When people, especially children, have challenges with their sensory systems accompanying disorders such as Autism Spectrum Disorder, they will often feel symptoms associated with vestibular disturbances. Most children with sensory issues will see an occupational therapist who will look at their symptoms and design a program of physical therapy, sound therapy, and sensory regulation to help with the symptoms and the behavioural or social/emotional challenges that come with not understanding noise about their environments.

Many children respond very well to regulating their sensory systems through compression therapy like JettProof because it calms and soothes an overstimulated sensory system making it easier for a child to focus on more important learning.

Vestibular disturbances are treated in many different ways. Be sure to research all appropriate therapies and talk to your doctor or therapist before starting any new treatment for your child.
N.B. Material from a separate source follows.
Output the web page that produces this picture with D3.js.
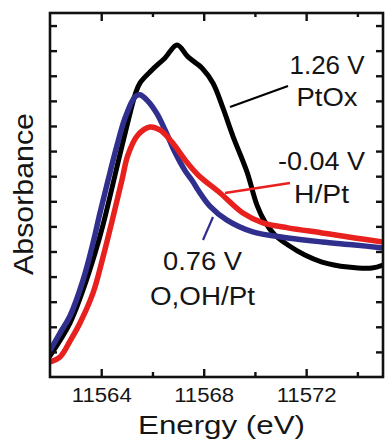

The form of treatment recommended for your child by their team of professionals will depend on their symptoms, the severity of them, and possibly treatment for an underlying condition causing vestibular disturbances. Treatment can range from medication to surgery, occupational or physical therapy, sensory regulation, and home-based exercise. In some cases, a simple diet change may be in order.

Although uncomfortable, vestibular disturbances and disorders can be easily treated, and in some cases, cured. A holistic and integrative approach to vestibular conditions is usually what is recommended by the team responsible for the care of your child. Do what feels right for you and your child. As a parent, you know your child best.